Wen das ganze nun stark an den Auftritt einer Partei oder Nichtregierungsorganisation erinnert, der liegt so falsch nicht. In der ausliegenden Presseerklärung wird die “Initialzündung einer Bewegung für mehr Zuversicht” angekündigt. In bester Terminologie sozialer Bewegungen erklärte G + J-Chef Kundrun sodann: “Wir laden alle Menschen ein, sich dieser Bewegung anzuschließen.”
Bei so viel jäher Euphorie und Aufbruchstimmung sollte man ins Grübeln kommen. Immerhin waren es doch gerade die Unternehmerverbände, die uns über Jahre hinweg die Stimmung verdorben haben. Wir würden alle über unseren Bedarf leben, hieß es da. Wir müssten den Gürtel enger schnallen und endlich aufhören zu jammern. Und es waren eben die 25 Träger der neuen Kampagne samt ihrer Ulrich Wickerts und Anne Wills, die uns all diese Thesen immer wieder vortrugen. Dabei gibt es einen bedeutsamen Unterschied. In der Vergangenheit – seit 1989 also – hatte die zunehmende Endzeitstimmung vor allem zur Deregulierung des Sozialstaates gedient. Weil das Volk zu viel fordere, gehe es mit Deutschland den Bach runter, so lautete die langjährige Argumentationslinie in Ost und West.

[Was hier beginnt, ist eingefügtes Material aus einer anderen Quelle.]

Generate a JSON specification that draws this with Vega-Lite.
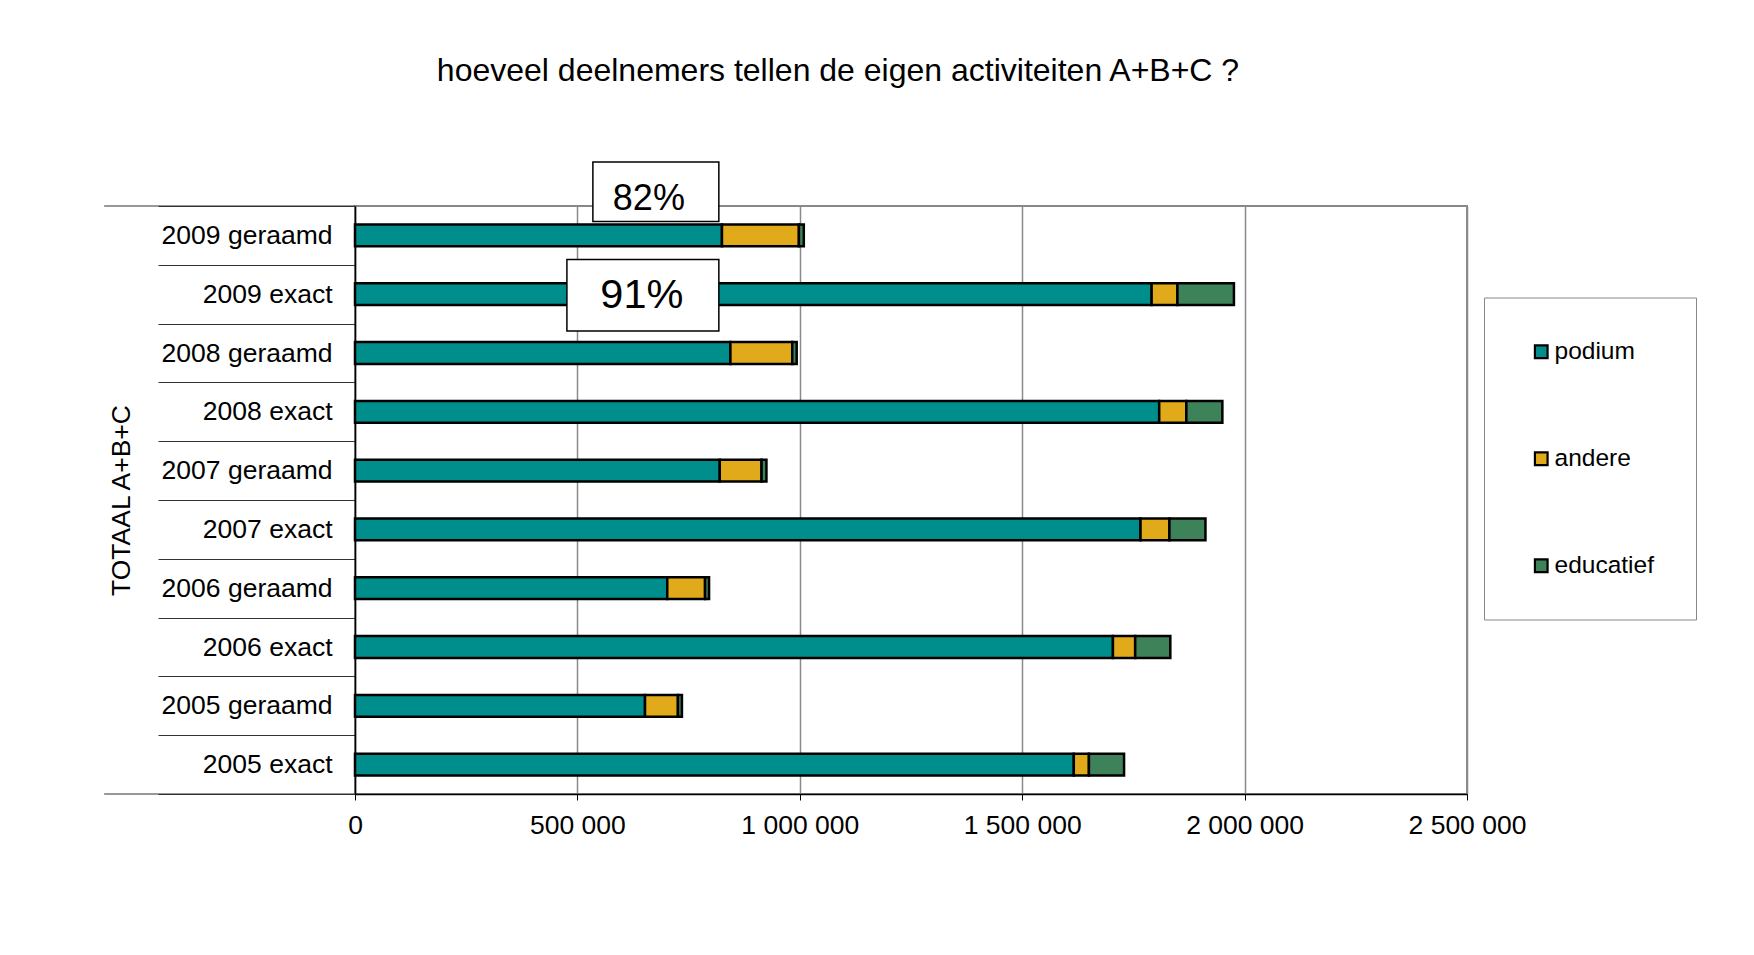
{
  "$schema": "https://vega.github.io/schema/vega-lite/v6.json",
  "width": 1112,
  "height": 588,
  "autosize": {"type": "none"},
  "padding": {"left": 355, "top": 206, "right": 287, "bottom": 161},
  "background": "white",
  "title": {
    "text": "hoeveel deelnemers tellen de eigen activiteiten A+B+C ?",
    "fontSize": 32,
    "fontWeight": "normal",
    "font": "Liberation Sans",
    "color": "black",
    "anchor": "middle",
    "baseline": "middle",
    "dx": -73,
    "offset": 58
  },
  "datasets": {
    "deelnemers": [
      {"cat": "2009 geraamd", "type": "podium", "volgorde": 1, "value": 825000},
      {"cat": "2009 geraamd", "type": "andere", "volgorde": 2, "value": 173000},
      {"cat": "2009 geraamd", "type": "educatief", "volgorde": 3, "value": 11000},
      {"cat": "2009 exact", "type": "podium", "volgorde": 1, "value": 1791000},
      {"cat": "2009 exact", "type": "andere", "volgorde": 2, "value": 58000},
      {"cat": "2009 exact", "type": "educatief", "volgorde": 3, "value": 127000},
      {"cat": "2008 geraamd", "type": "podium", "volgorde": 1, "value": 844000},
      {"cat": "2008 geraamd", "type": "andere", "volgorde": 2, "value": 139000},
      {"cat": "2008 geraamd", "type": "educatief", "volgorde": 3, "value": 10000},
      {"cat": "2008 exact", "type": "podium", "volgorde": 1, "value": 1808000},
      {"cat": "2008 exact", "type": "andere", "volgorde": 2, "value": 61000},
      {"cat": "2008 exact", "type": "educatief", "volgorde": 3, "value": 81000},
      {"cat": "2007 geraamd", "type": "podium", "volgorde": 1, "value": 820000},
      {"cat": "2007 geraamd", "type": "andere", "volgorde": 2, "value": 94000},
      {"cat": "2007 geraamd", "type": "educatief", "volgorde": 3, "value": 11000},
      {"cat": "2007 exact", "type": "podium", "volgorde": 1, "value": 1766000},
      {"cat": "2007 exact", "type": "andere", "volgorde": 2, "value": 65000},
      {"cat": "2007 exact", "type": "educatief", "volgorde": 3, "value": 81000},
      {"cat": "2006 geraamd", "type": "podium", "volgorde": 1, "value": 702000},
      {"cat": "2006 geraamd", "type": "andere", "volgorde": 2, "value": 85000},
      {"cat": "2006 geraamd", "type": "educatief", "volgorde": 3, "value": 9000},
      {"cat": "2006 exact", "type": "podium", "volgorde": 1, "value": 1704000},
      {"cat": "2006 exact", "type": "andere", "volgorde": 2, "value": 50000},
      {"cat": "2006 exact", "type": "educatief", "volgorde": 3, "value": 79000},
      {"cat": "2005 geraamd", "type": "podium", "volgorde": 1, "value": 652000},
      {"cat": "2005 geraamd", "type": "andere", "volgorde": 2, "value": 74000},
      {"cat": "2005 geraamd", "type": "educatief", "volgorde": 3, "value": 9000},
      {"cat": "2005 exact", "type": "podium", "volgorde": 1, "value": 1616000},
      {"cat": "2005 exact", "type": "andere", "volgorde": 2, "value": 34000},
      {"cat": "2005 exact", "type": "educatief", "volgorde": 3, "value": 79000}
    ]
  },
  "layer": [
    {
      "data": {"name": "deelnemers"},
      "mark": {"type": "bar", "height": {"band": 0.37}, "stroke": "black", "strokeWidth": 2.5},
      "encoding": {
        "x": {
          "field": "value",
          "type": "quantitative",
          "stack": "zero",
          "scale": {"domain": [0, 2500000], "nice": false, "zero": true},
          "axis": {
            "title": null,
            "values": [0, 500000, 1000000, 1500000, 2000000, 2500000],
            "labelExpr": "replace(format(datum.value, ','), regexp(',', 'g'), ' ')",
            "labelFontSize": 26.5,
            "labelColor": "black",
            "labelPadding": 12,
            "labelFlush": false,
            "domainColor": "black",
            "domainWidth": 1.5,
            "tickColor": "black",
            "tickSize": 6,
            "tickWidth": 1,
            "grid": true,
            "gridColor": "#8a8a8a",
            "gridWidth": 1.5
          }
        },
        "y": {
          "field": "cat",
          "type": "nominal",
          "sort": ["2009 geraamd", "2009 exact", "2008 geraamd", "2008 exact", "2007 geraamd", "2007 exact", "2006 geraamd", "2006 exact", "2005 geraamd", "2005 exact"],
          "scale": {"paddingInner": 0, "paddingOuter": 0},
          "axis": {
            "title": "TOTAAL A+B+C",
            "titleFontSize": 26.5,
            "titleFontWeight": "normal",
            "titleColor": "black",
            "titlePadding": 22,
            "labelFontSize": 26.5,
            "labelColor": "black",
            "labelPadding": -174,
            "labelLimit": 400,
            "tickBand": "extent",
            "tickSize": 197,
            "tickColor": "#333333",
            "tickWidth": 1.2,
            "domainColor": "black",
            "domainWidth": 1.5,
            "grid": false
          }
        },
        "order": {"field": "volgorde", "type": "quantitative", "sort": "ascending"},
        "color": {
          "field": "type",
          "type": "nominal",
          "sort": ["podium", "andere", "educatief"],
          "scale": {"domain": ["podium", "andere", "educatief"], "range": ["#008e8c", "#e0aa1a", "#3e8259"]},
          "legend": {
            "title": null,
            "orient": "none",
            "legendX": 1129,
            "legendY": 91.5,
            "padding": 42,
            "strokeColor": "#888888",
            "fillColor": "white",
            "rowPadding": 82,
            "labelFontSize": 24.5,
            "labelColor": "black",
            "labelOffset": 1,
            "symbolType": "square",
            "symbolSize": 160,
            "symbolStrokeColor": "black",
            "symbolStrokeWidth": 2.2,
            "symbolOffset": 3
          }
        }
      }
    },
    {
      "data": {"values": [{"cat": "2009 geraamd"}]},
      "mark": {"type": "rule", "color": "#333333", "strokeWidth": 1.2},
      "encoding": {
        "x": {"datum": -564000},
        "x2": {"datum": 0},
        "y": {"field": "cat", "type": "nominal", "bandPosition": 0,
              "sort": ["2009 geraamd", "2009 exact", "2008 geraamd", "2008 exact", "2007 geraamd", "2007 exact", "2006 geraamd", "2006 exact", "2005 geraamd", "2005 exact"]}
      }
    },
    {
      "data": {"values": [{"cat": "2005 exact"}]},
      "mark": {"type": "rule", "color": "#333333", "strokeWidth": 1.2},
      "encoding": {
        "x": {"datum": -564000},
        "x2": {"datum": 0},
        "y": {"field": "cat", "type": "nominal", "bandPosition": 1,
              "sort": ["2009 geraamd", "2009 exact", "2008 geraamd", "2008 exact", "2007 geraamd", "2007 exact", "2006 geraamd", "2006 exact", "2005 geraamd", "2005 exact"]}
      }
    },
    {
      "data": {"values": [{"cat": "2009 geraamd", "label": "82%"}]},
      "mark": {"type": "bar", "height": 59.5, "yOffset": -43.6, "fill": "white", "stroke": "black", "strokeWidth": 1.5},
      "encoding": {
        "x": {"datum": 534800},
        "x2": {"datum": 818000},
        "y": {"field": "cat", "type": "nominal",
              "sort": ["2009 geraamd", "2009 exact", "2008 geraamd", "2008 exact", "2007 geraamd", "2007 exact", "2006 geraamd", "2006 exact", "2005 geraamd", "2005 exact"]}
      }
    },
    {
      "data": {"values": [{"cat": "2009 geraamd", "label": "82%"}]},
      "mark": {"type": "text", "fontSize": 36, "yOffset": -36, "color": "black", "font": "Liberation Sans"},
      "encoding": {
        "x": {"datum": 660700},
        "y": {"field": "cat", "type": "nominal",
              "sort": ["2009 geraamd", "2009 exact", "2008 geraamd", "2008 exact", "2007 geraamd", "2007 exact", "2006 geraamd", "2006 exact", "2005 geraamd", "2005 exact"]},
        "text": {"field": "label"}
      }
    },
    {
      "data": {"values": [{"cat": "2009 exact", "label": "91%"}]},
      "mark": {"type": "bar", "height": 71.5, "yOffset": 1, "fill": "white", "stroke": "black", "strokeWidth": 1.5},
      "encoding": {
        "x": {"datum": 476400},
        "x2": {"datum": 818000},
        "y": {"field": "cat", "type": "nominal",
              "sort": ["2009 geraamd", "2009 exact", "2008 geraamd", "2008 exact", "2007 geraamd", "2007 exact", "2006 geraamd", "2006 exact", "2005 geraamd", "2005 exact"]}
      }
    },
    {
      "data": {"values": [{"cat": "2009 exact", "label": "91%"}]},
      "mark": {"type": "text", "fontSize": 41.5, "yOffset": 2, "color": "black", "font": "Liberation Sans"},
      "encoding": {
        "x": {"datum": 645000},
        "y": {"field": "cat", "type": "nominal",
              "sort": ["2009 geraamd", "2009 exact", "2008 geraamd", "2008 exact", "2007 geraamd", "2007 exact", "2006 geraamd", "2006 exact", "2005 geraamd", "2005 exact"]},
        "text": {"field": "label"}
      }
    }
  ],
  "config": {
    "font": "Liberation Sans",
    "view": {"stroke": "#888888", "strokeWidth": 2},
    "axis": {"labelFont": "Liberation Sans", "titleFont": "Liberation Sans"},
    "legend": {"labelFont": "Liberation Sans"}
  }
}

Die Deutschland-Kampagne wird wohl erst dann ihren politischen Charakter offenbaren, wenn im neuen Bundestag in den kommenden vier Jahren vermeintliche Außenseiter gegen diese Politik antreten. Oder, wie es im TV-Spot heißt: „Meckere nicht über dein Land, sondern biete ihm deine Hilfe an.“ Gegen Anti-Patrioten wie Oskar Lafontaine werden wir dank der neuen Kampagne dann immun sein. Denn nun wissen wir: Es gibt keinen Unterschied zwischen oben und unten. Es gibt nur Deutschland. Und das lässt sich sein Kuschel-Gefühl nicht verderben.